SHORT PROBLEM: Leave out the pictures, and retype only the lines from the beginning of the material through the line that contains "ax.spines['left'].set_linewidth(1.8)", including both.
-*-*-
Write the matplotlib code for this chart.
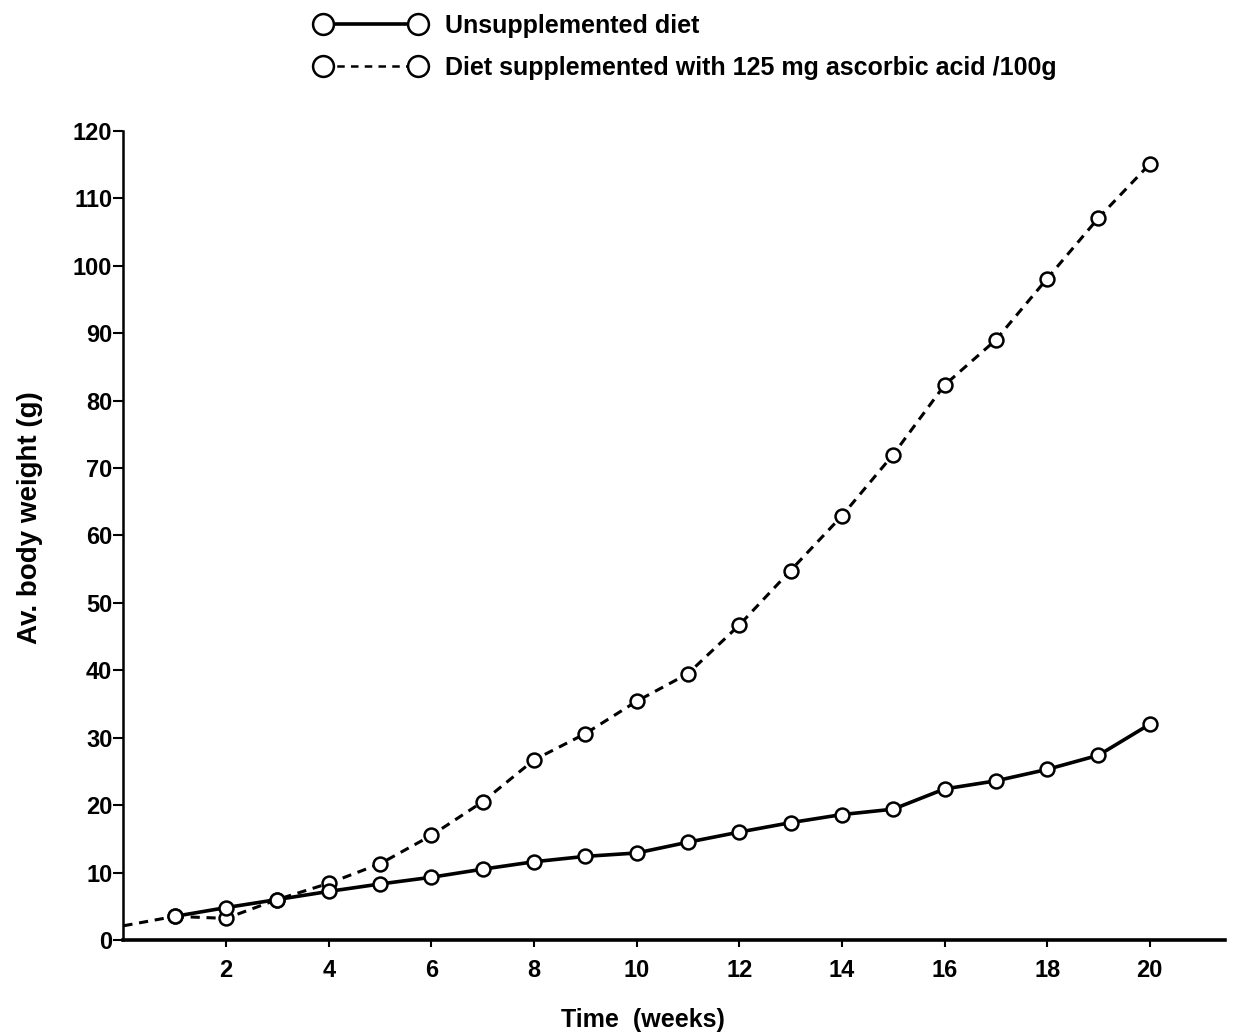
import matplotlib
matplotlib.use("Agg")
import matplotlib.pyplot as plt
from matplotlib.lines import Line2D

plt.rcParams['font.family'] = ['Liberation Sans', 'DejaVu Sans']
plt.rcParams['font.weight'] = 'bold'

# average body weight (g) per week
weeks = [1, 2, 3, 4, 5, 6, 7, 8, 9, 10, 11, 12, 13, 14, 15, 16, 17, 18, 19, 20]
unsupp = [3.5, 4.8, 6.0, 7.2, 8.3, 9.3, 10.5, 11.6, 12.4, 12.9,
          14.5, 16.0, 17.4, 18.6, 19.4, 22.4, 23.6, 25.3, 27.4, 32.0]
supp = [3.5, 3.2, 6.0, 8.4, 11.3, 15.5, 20.5, 26.7, 30.6, 35.4,
        39.5, 46.7, 54.8, 62.9, 72.0, 82.3, 89.0, 98.1, 107.1, 115.1]
supp_start = (0, 2.1)  # dashed line runs in from the axis

xticks = [2, 4, 6, 8, 10, 12, 14, 16, 18, 20]
yticks = [0, 10, 20, 30, 40, 50, 60, 70, 80, 90, 100, 110, 120]

labels = ["Unsupplemented diet",
          "Diet supplemented with 125 mg ascorbic acid /100g"]

fig = plt.figure(figsize=(12.38, 10.36), dpi=100)
ax = fig.add_axes([0.0997, 0.0927, 0.890, 0.7809])

ax.plot([supp_start[0]] + weeks[:1], [supp_start[1]] + supp[:1], color='black',
        lw=2.2, ls=(0, (3, 2.2)))
ax.plot(weeks, supp, color='black', lw=2.2, ls=(0, (3, 2.2)),
        marker='o', ms=10, mfc='white', mec='black', mew=1.8, zorder=3)
ax.plot(weeks, unsupp, color='black', lw=2.6, ls='-',
        marker='o', ms=10, mfc='white', mec='black', mew=1.8, zorder=4)

ax.set_xlim(0, 21.47)
ax.set_ylim(0, 120)
ax.set_xticks(xticks)
ax.set_yticks(yticks)
ax.tick_params(axis='both', labelsize=17, width=1.5, color='black')
ax.tick_params(axis='x', length=5, pad=9)
ax.tick_params(axis='y', length=7, pad=1)

for s in ['top', 'right']:
    ax.spines[s].set_visible(False)
ax.spines['bottom'].set_linewidth(2.6)
ax.spines['left'].set_linewidth(1.8)

fig.text(643 / 1238, 1 - 1020 / 1036, "Time  (weeks)", ha='center', va='center',
         fontsize=18, fontweight='bold')
fig.text(30 / 1238, 1 - 518 / 1036, "Av. body weight (g)", ha='center', va='center',
         rotation=90, fontsize=20, fontweight='bold')

handles = [
    Line2D([], [], color='black', lw=2.6, ls='-', marker='o', ms=15,
           mfc='white', mec='black', mew=1.8),
    Line2D([], [], color='black', lw=1.8, ls=(0, (3, 2.5)), marker='o', ms=15,
           mfc='white', mec='black', mew=1.8),
]
fig.legend(handles, labels, loc='upper left', bbox_to_anchor=(0.237, 1.008),
           frameon=False, numpoints=2, handlelength=4.4, handletextpad=0.75,
           labelspacing=0.7, prop={'size': 18, 'weight': 'bold'})

fig.savefig("out.png", dpi=100)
-*-*-
SOLUTION BELOW:
Write the matplotlib code for this chart.
import matplotlib
matplotlib.use("Agg")
import matplotlib.pyplot as plt
from matplotlib.lines import Line2D

plt.rcParams['font.family'] = ['Liberation Sans', 'DejaVu Sans']
plt.rcParams['font.weight'] = 'bold'

# average body weight (g) per week
weeks = [1, 2, 3, 4, 5, 6, 7, 8, 9, 10, 11, 12, 13, 14, 15, 16, 17, 18, 19, 20]
unsupp = [3.5, 4.8, 6.0, 7.2, 8.3, 9.3, 10.5, 11.6, 12.4, 12.9,
          14.5, 16.0, 17.4, 18.6, 19.4, 22.4, 23.6, 25.3, 27.4, 32.0]
supp = [3.5, 3.2, 6.0, 8.4, 11.3, 15.5, 20.5, 26.7, 30.6, 35.4,
        39.5, 46.7, 54.8, 62.9, 72.0, 82.3, 89.0, 98.1, 107.1, 115.1]
supp_start = (0, 2.1)  # dashed line runs in from the axis

xticks = [2, 4, 6, 8, 10, 12, 14, 16, 18, 20]
yticks = [0, 10, 20, 30, 40, 50, 60, 70, 80, 90, 100, 110, 120]

labels = ["Unsupplemented diet",
          "Diet supplemented with 125 mg ascorbic acid /100g"]

fig = plt.figure(figsize=(12.38, 10.36), dpi=100)
ax = fig.add_axes([0.0997, 0.0927, 0.890, 0.7809])

ax.plot([supp_start[0]] + weeks[:1], [supp_start[1]] + supp[:1], color='black',
        lw=2.2, ls=(0, (3, 2.2)))
ax.plot(weeks, supp, color='black', lw=2.2, ls=(0, (3, 2.2)),
        marker='o', ms=10, mfc='white', mec='black', mew=1.8, zorder=3)
ax.plot(weeks, unsupp, color='black', lw=2.6, ls='-',
        marker='o', ms=10, mfc='white', mec='black', mew=1.8, zorder=4)

ax.set_xlim(0, 21.47)
ax.set_ylim(0, 120)
ax.set_xticks(xticks)
ax.set_yticks(yticks)
ax.tick_params(axis='both', labelsize=17, width=1.5, color='black')
ax.tick_params(axis='x', length=5, pad=9)
ax.tick_params(axis='y', length=7, pad=1)

for s in ['top', 'right']:
    ax.spines[s].set_visible(False)
ax.spines['bottom'].set_linewidth(2.6)
ax.spines['left'].set_linewidth(1.8)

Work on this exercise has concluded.